>> begin
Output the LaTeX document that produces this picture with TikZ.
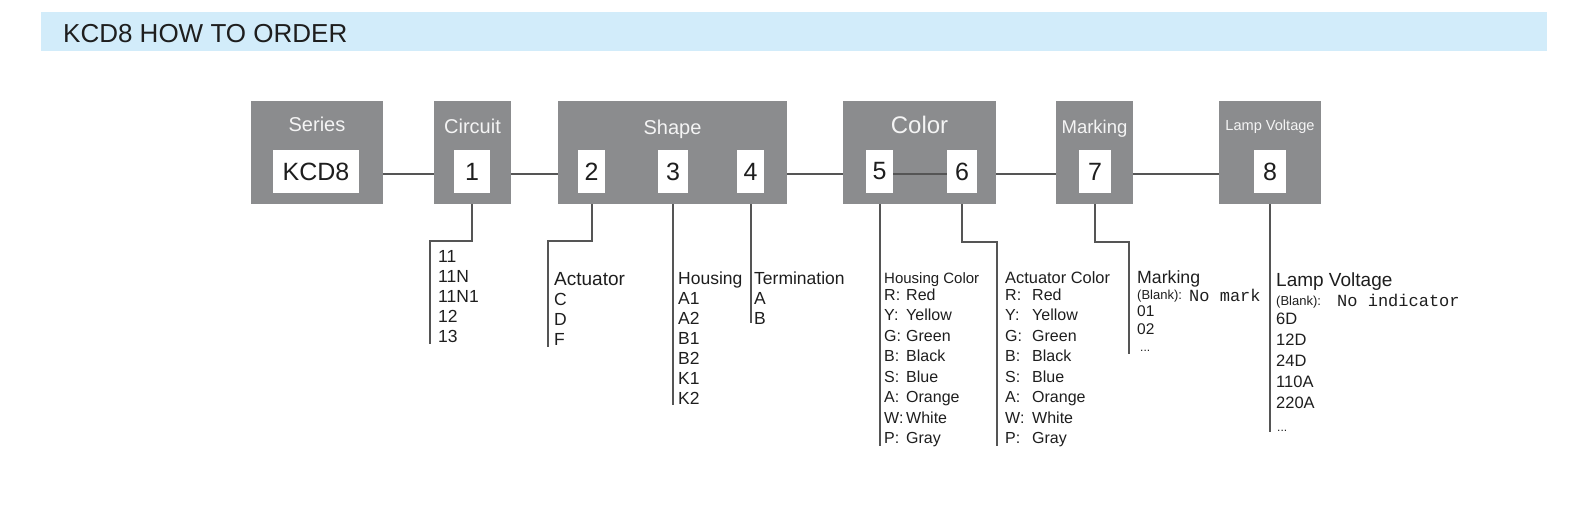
\documentclass[tikz,border=0pt]{standalone}
\usepackage{fontspec}
\setmainfont{Liberation Sans}
\newfontfamily\monofont{Liberation Mono}
\definecolor{boxgray}{RGB}{139,140,142}
\definecolor{hdrblue}{RGB}{210,236,250}
\definecolor{linegray}{RGB}{85,85,85}
\definecolor{txt}{RGB}{30,30,30}
\definecolor{ttl}{RGB}{244,244,244}
\newcommand{\fs}[1]{\fontsize{#1}{#1}\selectfont}
\tikzset{
  graybox/.style={fill=boxgray, inner sep=0pt, anchor=north west, minimum height=103pt},
  numbox/.style={fill=white, inner sep=0pt, minimum height=43pt, text=txt, font=\fs{25}},
  ttlstyle/.style={text=ttl, inner sep=0pt, anchor=base},
  conn/.style={draw=linegray, line width=2pt},
  lst/.style={text=txt, inner sep=0pt, anchor=base west, font=\fs{17.5}},
  clr/.style={text=txt, inner sep=0pt, anchor=base west, font=\fs{16}},
}
\begin{document}
\begin{tikzpicture}[x=1pt,y=-1pt]
\useasboundingbox (0,0) rectangle (1591,511);
% header
\node[fill=hdrblue, inner sep=0pt, anchor=north west, minimum width=1506pt, minimum height=39pt] (band) at (41,12) {};
\node[text=txt, inner sep=0pt, anchor=base west, font=\fs{26}] (title) at (63,43) {KCD8 HOW TO ORDER};
% gray boxes
\node[graybox, minimum width=132pt] (series) at (251,101) {};
\node[graybox, minimum width=77pt] (circuit) at (434,101) {};
\node[graybox, minimum width=229pt] (shape) at (558,101) {};
\node[graybox, minimum width=153pt] (color) at (843,101) {};
\node[graybox, minimum width=77pt] (marking) at (1056,101) {};
\node[graybox, minimum width=102pt] (lamp) at (1219,101) {};
% titles
\node[ttlstyle, font=\fs{20}] (seriesT) at (317,131) {Series};
\node[ttlstyle, font=\fs{20}] (circuitT) at (472.5,133) {Circuit};
\node[ttlstyle, font=\fs{20}] (shapeT) at (672.5,134) {Shape};
\node[ttlstyle, font=\fs{24}] (colorT) at (919.5,133) {Color};
\node[ttlstyle, font=\fs{18.5}] (markingT) at (1094.5,133) {Marking};
\node[ttlstyle, font=\fs{14.6}] (lampT) at (1270,130) {Lamp\hspace{4pt}Voltage};
% horizontal connectors
\coordinate (hl) at (0,173.5);
\draw[conn] (series.east |- hl) -- (circuit.west |- hl);
\draw[conn] (circuit.east |- hl) -- (shape.west |- hl);
\draw[conn] (shape.east |- hl) -- (color.west |- hl);
\draw[conn] (color.east |- hl) -- (marking.west |- hl);
\draw[conn] (marking.east |- hl) -- (lamp.west |- hl);
% number boxes
\node[numbox, minimum width=86pt] (kcd) at (316,171.5) {KCD8};
\node[numbox, minimum width=36pt] (n1) at (472,171.5) {1};
\node[numbox, minimum width=27pt] (n2) at (591.5,171.5) {2};
\node[numbox, minimum width=30pt] (n3) at (673,171.5) {3};
\node[numbox, minimum width=27pt] (n4) at (750.5,171.5) {4};
\node[numbox, minimum width=27pt] (n5) at (879.5,171.5) {5};
\node[numbox, minimum width=30pt] (n6) at (962,171.5) {6};
\node[numbox, minimum width=32pt] (n7) at (1095,171.5) {7};
\node[numbox, minimum width=32pt] (n8) at (1270,171.5) {8};
\draw[conn] (n5.east |- hl) -- (n6.west |- hl);
% vertical connectors
\coordinate (c1a) at (430,241); \coordinate (c1b) at (430,344);
\coordinate (c2a) at (548,241); \coordinate (c2b) at (548,347);
\coordinate (c3b) at (673,405);
\coordinate (c4b) at (750.5,323);
\coordinate (c5b) at (879.5,446);
\coordinate (c6a) at (997,242); \coordinate (c6b) at (997,446);
\coordinate (c7a) at (1129,242); \coordinate (c7b) at (1129,354);
\coordinate (c8b) at (1270,432);
\draw[conn] (n1 |- circuit.south) |- (c1a) -- (c1b);
\draw[conn] (n2 |- shape.south) |- (c2a) -- (c2b);
\draw[conn] (n3 |- shape.south) -- (c3b);
\draw[conn] (n4 |- shape.south) -- (c4b);
\draw[conn] (n5 |- color.south) -- (c5b);
\draw[conn] (n6 |- color.south) |- (c6a) -- (c6b);
\draw[conn] (n7 |- marking.south) |- (c7a) -- (c7b);
\draw[conn] (n8 |- lamp.south) -- (c8b);
% circuit list
\foreach \t [count=\i] in {11,11N,11N1,12,13}
  \node[lst] (ci\i) at (438,242+20*\i) {\t};
% actuator list
\node[lst, font=\fs{19}] (actH) at (554,285) {Actuator};
\foreach \t [count=\i] in {C,D,F}
  \node[lst] (act\i) at (554,285+20*\i) {\t};
% housing list
\node[lst] (houH) at (678,284) {Housing};
\foreach \t [count=\i] in {A1,A2,B1,B2,K1,K2}
  \node[lst] (hou\i) at (678,284+20*\i) {\t};
% termination list
\node[lst] (terH) at (754,284) {Termination};
\foreach \t [count=\i] in {A,B}
  \node[lst] (ter\i) at (754,284+20*\i) {\t};
% housing color list
\node[clr, font=\fs{15}] (hcH) at (884,283) {Housing Color};
\foreach \l/\v [count=\i] in {R/Red,Y/Yellow,G/Green,B/Black,S/Blue,A/Orange,W/White,P/Gray}{
  \node[clr] (hcl\i) at (884,279.5+20.5*\i) {\l:};
  \node[clr] (hcv\i) at (906,279.5+20.5*\i) {\v};
}
% actuator color list
\node[clr, font=\fs{16.4}] (acH) at (1005,283) {Actuator Color};
\foreach \l/\v [count=\i] in {R/Red,Y/Yellow,G/Green,B/Black,S/Blue,A/Orange,W/White,P/Gray}{
  \node[clr] (acl\i) at (1005,279.5+20.5*\i) {\l:};
  \node[clr] (acv\i) at (1032,279.5+20.5*\i) {\v};
}
% marking list
\node[lst, font=\fs{17.7}] (mkH) at (1137,283) {Marking};
\node[lst, font=\fs{13}] (mkB) at (1137,299) {(Blank):};
\node[lst, font=\monofont\fs{17}] (mkN) at (1189,301) {No mark};
\node[lst, font=\fs{15.5}] (mk1) at (1137,316) {01};
\node[lst, font=\fs{15.5}] (mk2) at (1137,334) {02};
\node[lst, font=\fs{12}] (mkD) at (1140,351) {...};
% lamp voltage list
\node[lst, font=\fs{19}] (lvH) at (1276,286) {Lamp Voltage};
\node[lst, font=\fs{13}] (lvB) at (1276,305) {(Blank):};
\node[lst, font=\monofont\fs{17}] (lvN) at (1337,306) {No indicator};
\foreach \t/\y [count=\i] in {6D/324,12D/345.5,24D/366.5,110A/387.5,220A/408}
  \node[lst, font=\fs{16.5}] (lv\i) at (1276,\y) {\t};
\node[lst, font=\fs{12}] (lvD) at (1277,431) {...};
\end{tikzpicture}
\end{document}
>> end
**YOUR OBJECTIVE**
Quote the material exactly. Pictures stay out.

**RESULT BELOW**
Output the LaTeX document that produces this picture with TikZ.
\documentclass[tikz,border=0pt]{standalone}
\usepackage{fontspec}
\setmainfont{Liberation Sans}
\newfontfamily\monofont{Liberation Mono}
\definecolor{boxgray}{RGB}{139,140,142}
\definecolor{hdrblue}{RGB}{210,236,250}
\definecolor{linegray}{RGB}{85,85,85}
\definecolor{txt}{RGB}{30,30,30}
\definecolor{ttl}{RGB}{244,244,244}
\newcommand{\fs}[1]{\fontsize{#1}{#1}\selectfont}
\tikzset{
  graybox/.style={fill=boxgray, inner sep=0pt, anchor=north west, minimum height=103pt},
  numbox/.style={fill=white, inner sep=0pt, minimum height=43pt, text=txt, font=\fs{25}},
  ttlstyle/.style={text=ttl, inner sep=0pt, anchor=base},
  conn/.style={draw=linegray, line width=2pt},
  lst/.style={text=txt, inner sep=0pt, anchor=base west, font=\fs{17.5}},
  clr/.style={text=txt, inner sep=0pt, anchor=base west, font=\fs{16}},
}
\begin{document}
\begin{tikzpicture}[x=1pt,y=-1pt]
\useasboundingbox (0,0) rectangle (1591,511);
% header
\node[fill=hdrblue, inner sep=0pt, anchor=north west, minimum width=1506pt, minimum height=39pt] (band) at (41,12) {};
\node[text=txt, inner sep=0pt, anchor=base west, font=\fs{26}] (title) at (63,43) {KCD8 HOW TO ORDER};
% gray boxes
\node[graybox, minimum width=132pt] (series) at (251,101) {};
\node[graybox, minimum width=77pt] (circuit) at (434,101) {};
\node[graybox, minimum width=229pt] (shape) at (558,101) {};
\node[graybox, minimum width=153pt] (color) at (843,101) {};
\node[graybox, minimum width=77pt] (marking) at (1056,101) {};
\node[graybox, minimum width=102pt] (lamp) at (1219,101) {};
% titles
\node[ttlstyle, font=\fs{20}] (seriesT) at (317,131) {Series};
\node[ttlstyle, font=\fs{20}] (circuitT) at (472.5,133) {Circuit};
\node[ttlstyle, font=\fs{20}] (shapeT) at (672.5,134) {Shape};
\node[ttlstyle, font=\fs{24}] (colorT) at (919.5,133) {Color};
\node[ttlstyle, font=\fs{18.5}] (markingT) at (1094.5,133) {Marking};
\node[ttlstyle, font=\fs{14.6}] (lampT) at (1270,130) {Lamp\hspace{4pt}Voltage};
% horizontal connectors
\coordinate (hl) at (0,173.5);
\draw[conn] (series.east |- hl) -- (circuit.west |- hl);
\draw[conn] (circuit.east |- hl) -- (shape.west |- hl);
\draw[conn] (shape.east |- hl) -- (color.west |- hl);
\draw[conn] (color.east |- hl) -- (marking.west |- hl);
\draw[conn] (marking.east |- hl) -- (lamp.west |- hl);
% number boxes
\node[numbox, minimum width=86pt] (kcd) at (316,171.5) {KCD8};
\node[numbox, minimum width=36pt] (n1) at (472,171.5) {1};
\node[numbox, minimum width=27pt] (n2) at (591.5,171.5) {2};
\node[numbox, minimum width=30pt] (n3) at (673,171.5) {3};
\node[numbox, minimum width=27pt] (n4) at (750.5,171.5) {4};
\node[numbox, minimum width=27pt] (n5) at (879.5,171.5) {5};
\node[numbox, minimum width=30pt] (n6) at (962,171.5) {6};
\node[numbox, minimum width=32pt] (n7) at (1095,171.5) {7};
\node[numbox, minimum width=32pt] (n8) at (1270,171.5) {8};
\draw[conn] (n5.east |- hl) -- (n6.west |- hl);
% vertical connectors
\coordinate (c1a) at (430,241); \coordinate (c1b) at (430,344);
\coordinate (c2a) at (548,241); \coordinate (c2b) at (548,347);
\coordinate (c3b) at (673,405);
\coordinate (c4b) at (750.5,323);
\coordinate (c5b) at (879.5,446);
\coordinate (c6a) at (997,242); \coordinate (c6b) at (997,446);
\coordinate (c7a) at (1129,242); \coordinate (c7b) at (1129,354);
\coordinate (c8b) at (1270,432);
\draw[conn] (n1 |- circuit.south) |- (c1a) -- (c1b);
\draw[conn] (n2 |- shape.south) |- (c2a) -- (c2b);
\draw[conn] (n3 |- shape.south) -- (c3b);
\draw[conn] (n4 |- shape.south) -- (c4b);
\draw[conn] (n5 |- color.south) -- (c5b);
\draw[conn] (n6 |- color.south) |- (c6a) -- (c6b);
\draw[conn] (n7 |- marking.south) |- (c7a) -- (c7b);
\draw[conn] (n8 |- lamp.south) -- (c8b);
% circuit list
\foreach \t [count=\i] in {11,11N,11N1,12,13}
  \node[lst] (ci\i) at (438,242+20*\i) {\t};
% actuator list
\node[lst, font=\fs{19}] (actH) at (554,285) {Actuator};
\foreach \t [count=\i] in {C,D,F}
  \node[lst] (act\i) at (554,285+20*\i) {\t};
% housing list
\node[lst] (houH) at (678,284) {Housing};
\foreach \t [count=\i] in {A1,A2,B1,B2,K1,K2}
  \node[lst] (hou\i) at (678,284+20*\i) {\t};
% termination list
\node[lst] (terH) at (754,284) {Termination};
\foreach \t [count=\i] in {A,B}
  \node[lst] (ter\i) at (754,284+20*\i) {\t};
% housing color list
\node[clr, font=\fs{15}] (hcH) at (884,283) {Housing Color};
\foreach \l/\v [count=\i] in {R/Red,Y/Yellow,G/Green,B/Black,S/Blue,A/Orange,W/White,P/Gray}{
  \node[clr] (hcl\i) at (884,279.5+20.5*\i) {\l:};
  \node[clr] (hcv\i) at (906,279.5+20.5*\i) {\v};
}
% actuator color list
\node[clr, font=\fs{16.4}] (acH) at (1005,283) {Actuator Color};
\foreach \l/\v [count=\i] in {R/Red,Y/Yellow,G/Green,B/Black,S/Blue,A/Orange,W/White,P/Gray}{
  \node[clr] (acl\i) at (1005,279.5+20.5*\i) {\l:};
  \node[clr] (acv\i) at (1032,279.5+20.5*\i) {\v};
}
% marking list
\node[lst, font=\fs{17.7}] (mkH) at (1137,283) {Marking};
\node[lst, font=\fs{13}] (mkB) at (1137,299) {(Blank):};
\node[lst, font=\monofont\fs{17}] (mkN) at (1189,301) {No mark};
\node[lst, font=\fs{15.5}] (mk1) at (1137,316) {01};
\node[lst, font=\fs{15.5}] (mk2) at (1137,334) {02};
\node[lst, font=\fs{12}] (mkD) at (1140,351) {...};
% lamp voltage list
\node[lst, font=\fs{19}] (lvH) at (1276,286) {Lamp Voltage};
\node[lst, font=\fs{13}] (lvB) at (1276,305) {(Blank):};
\node[lst, font=\monofont\fs{17}] (lvN) at (1337,306) {No indicator};
\foreach \t/\y [count=\i] in {6D/324,12D/345.5,24D/366.5,110A/387.5,220A/408}
  \node[lst, font=\fs{16.5}] (lv\i) at (1276,\y) {\t};
\node[lst, font=\fs{12}] (lvD) at (1277,431) {...};
\end{tikzpicture}
\end{document}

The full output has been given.